On this eve of the Feast of St. Augustine we recall his insight: “A Christian should be an Alleluia from head to foot.” Sisters Kathleen and Mary Benet Greatly resonated joy and Alleluia from head to foot. They opened wide the door of hospitality to welcome with great peace and love all with whom they journeyed. They so radiated love and peace that they became model peacemakers.
As foretold in Isaiah, the source of peace would send his people a Prince of Peace. This evening Jesus the Prince of Peace is present with us on this Mount. “How beautiful upon the mountains are the feet of the messengers of peace.” We hear again: “Blessed are the peacemakers.”
With joy, we receive the peace offered to us as Jesus leads us to the Father and the Holy Spirit. In this Trinity, we find the perfect model of peace and love. Jesus told his disciples on the eve before his crucifixion: “those who love me and will keep my word, and my Father will love them, and we will come to love them and make our home with them…I have said these things to you while am still with you. But the Advocate, the Holy Spirit, whom the Father will send in my name, will teach you everything and remind you of all that I have said to you. Peace I leave with you; my peace I give to you.”
Contemplation of Jesus’s life, death and resurrection lead us to deepen our love, of God and each other. He, the Prince of Peace, died that we may share in the perfect peace of the Father, Son, and Spirit now and forever.
Shalom was promised to God’s people by the prophets of the Old Testament. We are reminded by Psalm 29 of one of the prayers asking for peace:
“May the Lord give strength to his people; may the Lord bless his people with peace.”
St. Benedict, in the Holy Rule, explored ways that people can live in peace with one another and with God.
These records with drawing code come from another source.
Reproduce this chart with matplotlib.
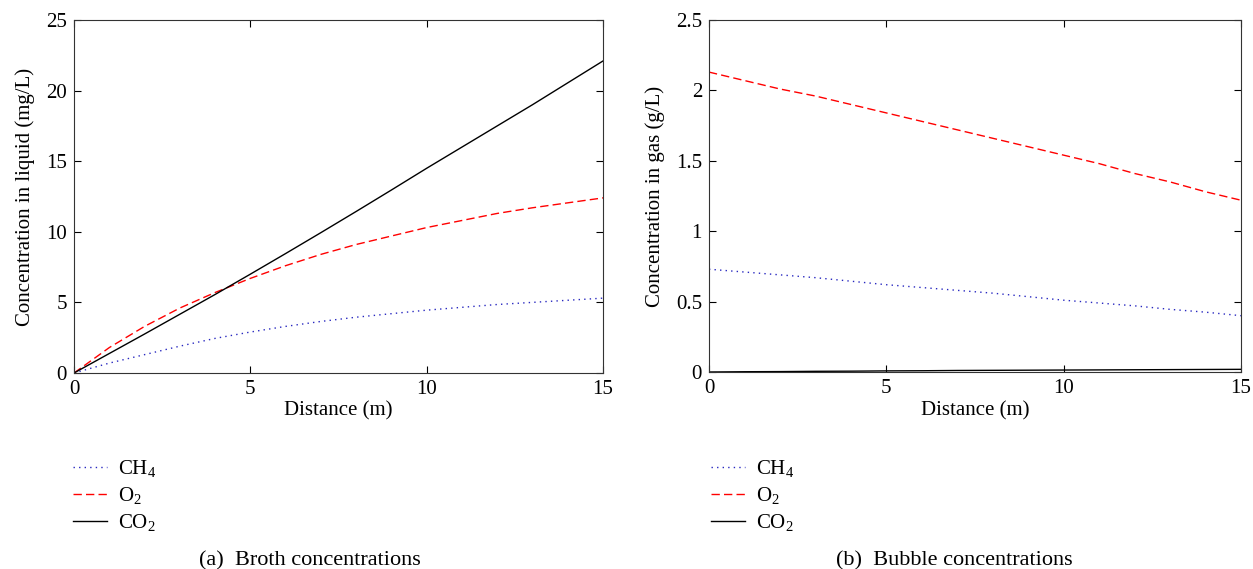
import matplotlib
matplotlib.use('Agg')
import matplotlib.pyplot as plt

plt.rcParams['font.family'] = ['Liberation Serif', 'DejaVu Serif']
plt.rcParams['mathtext.fontset'] = 'custom'
plt.rcParams['mathtext.rm'] = 'Liberation Serif'

# distance (m)
dist = [0, 1, 2, 3, 4, 5, 6, 7, 8, 9, 10, 11, 12, 13, 14, 15]

# (a) broth concentrations, mg/L
liq_ch4 = [0, 0.7, 1.3, 1.9, 2.45, 2.9, 3.3, 3.65, 3.95, 4.2, 4.45, 4.65, 4.85, 5.0, 5.15, 5.3]
liq_o2 = [0, 1.8, 3.3, 4.6, 5.7, 6.7, 7.6, 8.4, 9.1, 9.7, 10.3, 10.8, 11.3, 11.7, 12.05, 12.4]
liq_co2 = [0, 1.38, 2.76, 4.16, 5.56, 7.0, 8.46, 9.94, 11.44, 12.96, 14.5, 16.0, 17.5, 19.0, 20.55, 22.1]

# (b) bubble concentrations, g/L
gas_ch4 = [0.73, 0.71, 0.69, 0.67, 0.645, 0.62, 0.60, 0.58, 0.56, 0.535, 0.51, 0.49, 0.47, 0.445, 0.425, 0.40]
gas_o2 = [2.13, 2.07, 2.01, 1.96, 1.90, 1.84, 1.78, 1.72, 1.66, 1.60, 1.54, 1.48, 1.41, 1.35, 1.28, 1.22]
gas_co2 = [0, 0.002, 0.003, 0.005, 0.006, 0.008, 0.009, 0.011, 0.012, 0.013, 0.014, 0.015, 0.016, 0.017, 0.018, 0.019]

names = ['CH$_\\mathrm{4}$', 'O$_\\mathrm{2}$', 'CO$_\\mathrm{2}$']

fig = plt.figure(figsize=(12.53, 5.69), dpi=100)
ax1 = fig.add_axes([0.0591, 0.3445, 0.4222, 0.6204])
ax2 = fig.add_axes([0.5658, 0.3462, 0.4246, 0.6187])

def draw(ax, ch4, o2, co2):
    h1, = ax.plot(dist, ch4, color='#2828c0', linestyle=(0, (1, 3)), linewidth=1.0)
    h2, = ax.plot(dist, o2, color='#ff0000', linestyle=(0, (6, 3)), linewidth=1.0)
    h3, = ax.plot(dist, co2, color='black', linestyle='-', linewidth=1.0)
    ax.set_xlim(0, 15)
    ax.set_xticks([0, 5, 10, 15])
    ax.tick_params(direction='in', top=True, right=True, length=5, labelsize=15, pad=5)
    ax.set_xlabel('Distance (m)', fontsize=15, labelpad=2)
    for s in ax.spines.values():
        s.set_color('#333333')
    return [h1, h2, h3]

hs1 = draw(ax1, liq_ch4, liq_o2, liq_co2)
ax1.set_ylim(0, 25)
ax1.set_yticks([0, 5, 10, 15, 20, 25])
ax1.set_ylabel('Concentration in liquid (mg/L)', fontsize=15, labelpad=8)

hs2 = draw(ax2, gas_ch4, gas_o2, gas_co2)
ax2.set_ylim(0, 2.5)
ax2.set_yticks([0, 0.5, 1, 1.5, 2, 2.5])
ax2.set_yticklabels(['0', '0.5', '1', '1.5', '2', '2.5'])
ax2.set_ylabel('Concentration in gas (g/L)', fontsize=15, labelpad=8)

for hs, x0 in [(hs1, 0.058), (hs2, 0.5674)]:
    fig.legend(hs, names, loc='upper left', bbox_to_anchor=(x0, 0.195), bbox_transform=fig.transFigure,
               frameon=False, fontsize=15, handlelength=1.63, handletextpad=0.55,
               labelspacing=0.27, borderpad=0, borderaxespad=0)

fig.text(0.247, 0.007, '(a)  Broth concentrations', fontsize=16, ha='center', va='baseline')
fig.text(0.762, 0.007, '(b)  Bubble concentrations', fontsize=16, ha='center', va='baseline')

fig.savefig('out.png', dpi=100)
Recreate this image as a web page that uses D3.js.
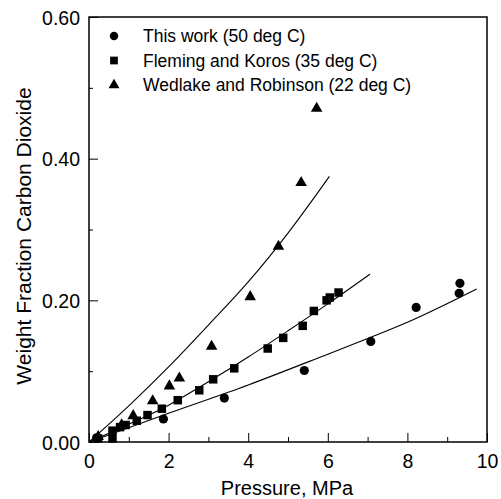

Father Bernard Haring reminds us that Christian life is essentially the living of the Beatitudes. “In the Beatitudes, Jesus speaks directly to us. If we listen to his voice, we become Mature, loving, compassionate followers of Christ. We are called sons and Daughters of God if we accept the gift of peace with such gratitude that it becomes our mission in life to be channels of the messianic peace for others.” The Catechism of the Catholic Church states that the Beatitudes are “at the heart of Jesus’s preaching…They depict the countenance of Jesus Christ and portray his Charity. They Express the vocation of the faithful associated with the Glory of his Passion and Resurrection; they shed light on the actions and attitudes characteristic of the Christian life; they are the paradoxical promises that sustain hope in the midst of tribulations….”
Sisters Kathleen Egan and Mary Benet radiated their vision of Christ, the mainspring of their lives and they followed him with great fidelity. They understood that the wisdom teaching of Jesus is a challenge to the continued in the words and works of disciples for all time.
The Beatitudes teach us the final end to which God calls us, entrance into the Trinitarian life. May Sisters Kathleen and Mary Benet know the fullness of Shalom and be resting in the Joy of God’s Glory.